What to produce: Copy exactly the lines from the start of the material through the line with "7.15e-5, 1.15e-4, 1.18e-4, 2.19e-4, 2.78e-4, 5.47e-4, 7.36e-4]". Pictures stay out of the copy.

Recorded information:
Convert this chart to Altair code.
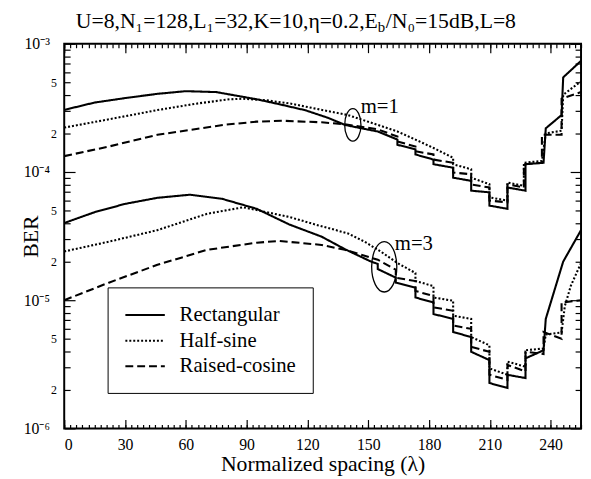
import altair as alt
import pandas as pd

FONT = "Liberation Serif"

# ---------------- data ----------------
SHAPES = ["Rectangular", "Half-sine", "Raised-cosine"]

# m = 1 group
RECT1_X = [0, 15, 30, 46, 60, 75, 95, 105, 119, 130, 138.5, 148, 154.7, 164.4, 164.4,
           173.3, 173.3, 182.2, 182.2, 191.9, 191.9, 200.8, 200.8, 209.8, 209.8, 218.7,
           218.7, 227.6, 227.6, 236.5, 237.6, 245.4, 246.2, 255]
RECT1_Y = [3.05e-4, 3.48e-4, 3.77e-4, 4.07e-4, 4.27e-4, 4.2e-4, 3.69e-4, 3.41e-4, 3.03e-4,
           2.65e-4, 2.33e-4, 2.17e-4, 2.07e-4, 1.79e-4, 1.63e-4, 1.50e-4, 1.37e-4, 1.25e-4,
           1.15e-4, 1.08e-4, 9.03e-5, 8.53e-5, 7.15e-5, 6.94e-5, 5.47e-5, 5.16e-5, 7.57e-5,
           7.15e-5, 1.15e-4, 1.18e-4, 2.19e-4, 2.78e-4, 5.47e-4, 7.36e-4]

HALF1_X = [0, 20, 46, 65, 81.6, 88, 100, 112, 124, 140, 154.7, 164.4, 173.3, 182.2, 191.9,
           191.9, 200.8, 200.8, 209.8, 209.8, 218.7, 218.7, 226.8, 226.8, 235.7, 237.6,
           245.4, 246.2, 255]
HALF1_Y = [2.22e-4, 2.54e-4, 3.04e-4, 3.41e-4, 3.69e-4, 3.73e-4, 3.62e-4, 3.41e-4, 3.12e-4,
           2.78e-4, 2.33e-4, 2.07e-4, 1.79e-4, 1.54e-4, 1.29e-4, 1.15e-4, 1.05e-4, 9.03e-5,
           8.03e-5, 6.34e-5, 5.98e-5, 8.28e-5, 7.8e-5, 1.18e-4, 1.22e-4, 2.0e-4, 2.1e-4,
           4.0e-4, 5.1e-4]

RC1_X = [0, 22, 46, 78.6, 95, 108, 127, 138.5, 154.7, 164.4, 164.4, 173.3, 173.3, 182.2,
         182.2, 191.9, 191.9, 200.8, 200.8, 209.8, 209.8, 218.7, 218.7, 226.8, 226.8, 235.7,
         235.7, 245.4, 245.4, 255]
RC1_Y = [1.33e-4, 1.58e-4, 1.95e-4, 2.33e-4, 2.47e-4, 2.51e-4, 2.44e-4, 2.36e-4, 2.15e-4,
         1.89e-4, 1.73e-4, 1.58e-4, 1.45e-4, 1.37e-4, 1.25e-4, 1.18e-4, 9.9e-5, 9.6e-5,
         8.0e-5, 7.57e-5, 5.98e-5, 5.8e-5, 8.0e-5, 7.57e-5, 1.15e-4, 1.18e-4, 1.95e-4,
         1.95e-4, 3.73e-4, 4.2e-4]

# m = 3 group
RECT3_X = [0, 15, 30, 46, 62, 78, 95, 111, 127, 138.5, 151.4, 154.7, 154.7, 163.6, 163.6,
           173.3, 173.3, 182.2, 182.2, 191.9, 191.9, 200.8, 200.8, 209.8, 209.8, 218.7,
           218.7, 227.6, 227.6, 236.5, 237.6, 246.2, 255]
RECT3_Y = [4.0e-5, 4.86e-5, 5.64e-5, 6.29e-5, 6.65e-5, 6.17e-5, 5.16e-5, 3.9e-5, 3.13e-5,
           2.5e-5, 2.0e-5, 1.92e-5, 1.75e-5, 1.5e-5, 1.37e-5, 1.25e-5, 1.05e-5, 9.6e-6,
           7.8e-6, 7.15e-6, 5.65e-6, 5.16e-6, 3.96e-6, 3.41e-6, 2.26e-6, 2.07e-6, 2.62e-6,
           2.47e-6, 3.52e-6, 4.07e-6, 7.15e-6, 2.0e-5, 3.52e-5]

HALF3_X = [0, 22, 46, 70.5, 88.3, 111, 125, 140, 148.2, 156.3, 164.4, 173.3, 173.3, 182.2,
           182.2, 191.9, 191.9, 200.8, 200.8, 209.8, 209.8, 218.7, 218.7, 227.6, 227.6,
           236.5, 237.6, 245.4, 247, 250, 255]
HALF3_Y = [2.4e-5, 2.86e-5, 3.52e-5, 4.72e-5, 5.31e-5, 4.46e-5, 3.85e-5, 3.32e-5, 2.86e-5,
           2.39e-5, 1.95e-5, 1.63e-5, 1.41e-5, 1.29e-5, 1.05e-5, 9.9e-6, 7.57e-6, 7.15e-6,
           5.16e-6, 4.45e-6, 2.94e-6, 2.62e-6, 3.32e-6, 3.03e-6, 4.07e-6, 4.2e-6, 5.4e-6,
           5.6e-6, 9.0e-6, 1.3e-5, 1.95e-5]

RC3_X = [0, 22, 46, 70.5, 95, 106, 127, 138.5, 154.7, 163.6, 163.6, 173.3, 173.3, 182.2,
         182.2, 191.9, 191.9, 200.8, 200.8, 209.8, 209.8, 218.7, 218.7, 227.6, 227.6, 236.5,
         236.5, 245.4, 245.4, 255]
RC3_Y = [1.0e-5, 1.37e-5, 1.89e-5, 2.47e-5, 2.81e-5, 2.9e-5, 2.7e-5, 2.47e-5, 2.07e-5,
         1.73e-5, 1.5e-5, 1.41e-5, 1.18e-5, 1.08e-5, 8.8e-6, 8.27e-6, 6.34e-6, 5.98e-6,
         4.32e-6, 3.96e-6, 2.62e-6, 2.39e-6, 3.13e-6, 2.78e-6, 3.96e-6, 3.8e-6, 5.65e-6,
         5.0e-6, 9.6e-6, 1.0e-5]

# annotations (data coordinates)
ANN_TEXT = ["m=1", "m=3"]
ANN_X = [146.3, 163.1]
ANN_Y = [2.86e-4, 2.47e-5]
ELL_X = [142.4, 157.9]
ELL_Y = [2.33e-4, 1.82e-5]

# axis ticks
X_LABELS = [0, 30, 60, 90, 120, 150, 180, 210, 240]
X_MINOR = list(range(0, 256, 3))
Y_DECADES = [1e-6, 1e-5, 1e-4, 1e-3]
Y_MIDS = [2e-6, 5e-6, 2e-5, 5e-5, 2e-4, 5e-4]
Y_MINOR = [m * 10.0 ** e for e in (-6, -5, -4) for m in range(2, 10)]

TITLE_LEFT = "U=8,N\u2081=128,L\u2081=32,K=10,\u03b7=0.2,E"
TITLE_SUB = "b"
TITLE_RIGHT = "/N\u2080=15dB,L=8"

# ---------------- build table ----------------
curves = [
    ("Rectangular", "m=1", RECT1_X, RECT1_Y),
    ("Half-sine", "m=1", HALF1_X, HALF1_Y),
    ("Raised-cosine", "m=1", RC1_X, RC1_Y),
    ("Rectangular", "m=3", RECT3_X, RECT3_Y),
    ("Half-sine", "m=3", HALF3_X, HALF3_Y),
    ("Raised-cosine", "m=3", RC3_X, RC3_Y),
]
rows = []
for shape, m, xs, ys in curves:
    for i, (x, y) in enumerate(zip(xs, ys)):
        rows.append({"x": x, "ber": y, "shape": shape, "m": m, "i": i})
df = pd.DataFrame(rows)

W, H = 524, 390
xscale = alt.Scale(domain=[0, 255], nice=False, zero=False)
yscale = alt.Scale(type="log", domain=[1e-6, 1e-3], nice=False)

legend = alt.Legend(
    title=None, orient="none", legendX=44, legendY=247, direction="vertical",
    labelFont=FONT, labelFontSize=21, labelColor="black", labelOffset=24, labelLimit=300,
    symbolType="M-2,0L2,0", symbolSize=400, symbolOffset=10, symbolStrokeWidth=2,
    symbolStrokeColor="black",
    strokeColor="black", fillColor="white", padding=17, rowPadding=5, cornerRadius=0,
)

x_label_axis = alt.Axis(
    orient="bottom", values=X_LABELS, ticks=False, tickSize=0, domain=False, grid=False,
    labelFont=FONT, labelFontSize=16, labelColor="black", labelPadding=8,
    title="Normalized spacing (\u03bb)", titleFont=FONT, titleFontSize=22,
    titleFontWeight="normal", titleColor="black", titleY=43, titleBaseline="alphabetic",
)
y_label_axis = alt.Axis(
    orient="left", values=Y_DECADES, ticks=False, tickSize=0, domain=False, grid=False,
    labelFont=FONT, labelFontSize=16, labelColor="black", labelPadding=15,
    labelExpr="'10' + (datum.value < 5e-6 ? '\u207b\u2076' : datum.value < 5e-5 ? '\u207b\u2075' : datum.value < 5e-4 ? '\u207b\u2074' : '\u207b\u00b3')",
    title="BER", titleFont=FONT, titleFontSize=22, titleFontWeight="normal",
    titleColor="black", titleAngle=270, titleX=-27, titleY=H / 2,
    titleAlign="center", titleBaseline="alphabetic",
)
y_mid_axis = alt.Axis(
    orient="left", values=Y_MIDS, ticks=False, tickSize=0, domain=False, grid=False,
    labelFont=FONT, labelFontSize=12, labelColor="black", labelPadding=8,
    labelExpr="datum.value < 3e-6 ? '2' : datum.value < 8e-6 ? '5' : datum.value < 3e-5 ? '2' : datum.value < 8e-5 ? '5' : datum.value < 3e-4 ? '2' : '5'",
    title=None,
)


def tick_axis(orient, values, size, offset):
    return alt.Axis(orient=orient, offset=offset, values=values, labels=False,
                    domain=False, grid=False, ticks=True, tickSize=size,
                    tickColor="black", tickWidth=1.2, title=None)


lines = alt.Chart(df).mark_line(color="black", strokeWidth=2.1).encode(
    x=alt.X("x:Q", scale=xscale, axis=x_label_axis),
    y=alt.Y("ber:Q", scale=yscale, axis=y_label_axis),
    strokeDash=alt.StrokeDash(
        "shape:N", legend=legend,
        scale=alt.Scale(domain=SHAPES, range=[[1, 0], [2, 2], [8, 4]]),
        sort=SHAPES,
    ),
    detail="m:N",
    order=alt.Order("i:Q"),
)

dummy = pd.DataFrame({"x": [0, 255], "ber": [1e-6, 1e-3]})


def axis_layer(xa, ya):
    return alt.Chart(dummy).mark_point(opacity=0).encode(
        x=alt.X("x:Q", scale=xscale, axis=xa),
        y=alt.Y("ber:Q", scale=yscale, axis=ya),
    )


ax1 = axis_layer(tick_axis("top", X_LABELS, 9, -H), y_mid_axis)
ax2 = axis_layer(tick_axis("top", X_MINOR, 4, -H), tick_axis("right", Y_DECADES, 11, -W))
ax3 = axis_layer(tick_axis("bottom", X_LABELS, 9, -H), tick_axis("right", Y_MINOR, 6, -W))
ax4 = axis_layer(tick_axis("bottom", X_MINOR, 4, -H), tick_axis("left", Y_DECADES, 11, -W))
ax5 = axis_layer(None, tick_axis("left", Y_MINOR, 6, -W))

ann_df = pd.DataFrame({"t": ANN_TEXT, "x": ANN_X, "y": ANN_Y})
ann = alt.Chart(ann_df).mark_text(
    font=FONT, fontSize=21, align="left", baseline="alphabetic", color="black"
).encode(
    x=alt.X("x:Q", scale=xscale, axis=None),
    y=alt.Y("y:Q", scale=yscale, axis=None),
    text="t:N",
)

ELLIPSE = "M0,-1A0.5,1 0 1,1 0,1A0.5,1 0 1,1 0,-1Z"


def ellipse_layer(k, size):
    d = pd.DataFrame({"x": [ELL_X[k]], "y": [ELL_Y[k]]})
    return alt.Chart(d).mark_point(
        shape=ELLIPSE, size=size, filled=False, color="black", strokeWidth=1.3, opacity=1
    ).encode(
        x=alt.X("x:Q", scale=xscale, axis=None),
        y=alt.Y("y:Q", scale=yscale, axis=None),
    )


ell1 = ellipse_layer(0, 1089)
ell3 = ellipse_layer(1, 2601)

one = pd.DataFrame({"a": [0]})
t_left = alt.Chart(one).mark_text(
    text=TITLE_LEFT, font=FONT, fontSize=22, align="right", baseline="alphabetic", color="black"
).encode(x=alt.value(318), y=alt.value(-16))
t_sub = alt.Chart(one).mark_text(
    text=TITLE_SUB, font=FONT, fontSize=15, align="left", baseline="alphabetic", color="black"
).encode(x=alt.value(318), y=alt.value(-12))
t_right = alt.Chart(one).mark_text(
    text=TITLE_RIGHT, font=FONT, fontSize=22, align="left", baseline="alphabetic", color="black"
).encode(x=alt.value(326), y=alt.value(-16))

chart = alt.layer(
    ax1, ax2, ax3, ax4, ax5, lines, ell1, ell3, ann, t_left, t_sub, t_right
).resolve_axis(x="independent", y="independent").properties(
    width=W, height=H,
    autosize=alt.AutoSizeParams(type="none"),
    padding={"left": 57, "top": 33, "right": 2, "bottom": 48},
    background="white",
).configure_view(stroke="black", strokeWidth=2)

chart.save("out.html", embed_options={"renderer": "svg", "actions": False})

Output for this exercise:
Convert this chart to Altair code.
import altair as alt
import pandas as pd

FONT = "Liberation Serif"

# ---------------- data ----------------
SHAPES = ["Rectangular", "Half-sine", "Raised-cosine"]

# m = 1 group
RECT1_X = [0, 15, 30, 46, 60, 75, 95, 105, 119, 130, 138.5, 148, 154.7, 164.4, 164.4,
           173.3, 173.3, 182.2, 182.2, 191.9, 191.9, 200.8, 200.8, 209.8, 209.8, 218.7,
           218.7, 227.6, 227.6, 236.5, 237.6, 245.4, 246.2, 255]
RECT1_Y = [3.05e-4, 3.48e-4, 3.77e-4, 4.07e-4, 4.27e-4, 4.2e-4, 3.69e-4, 3.41e-4, 3.03e-4,
           2.65e-4, 2.33e-4, 2.17e-4, 2.07e-4, 1.79e-4, 1.63e-4, 1.50e-4, 1.37e-4, 1.25e-4,
           1.15e-4, 1.08e-4, 9.03e-5, 8.53e-5, 7.15e-5, 6.94e-5, 5.47e-5, 5.16e-5, 7.57e-5,
           7.15e-5, 1.15e-4, 1.18e-4, 2.19e-4, 2.78e-4, 5.47e-4, 7.36e-4]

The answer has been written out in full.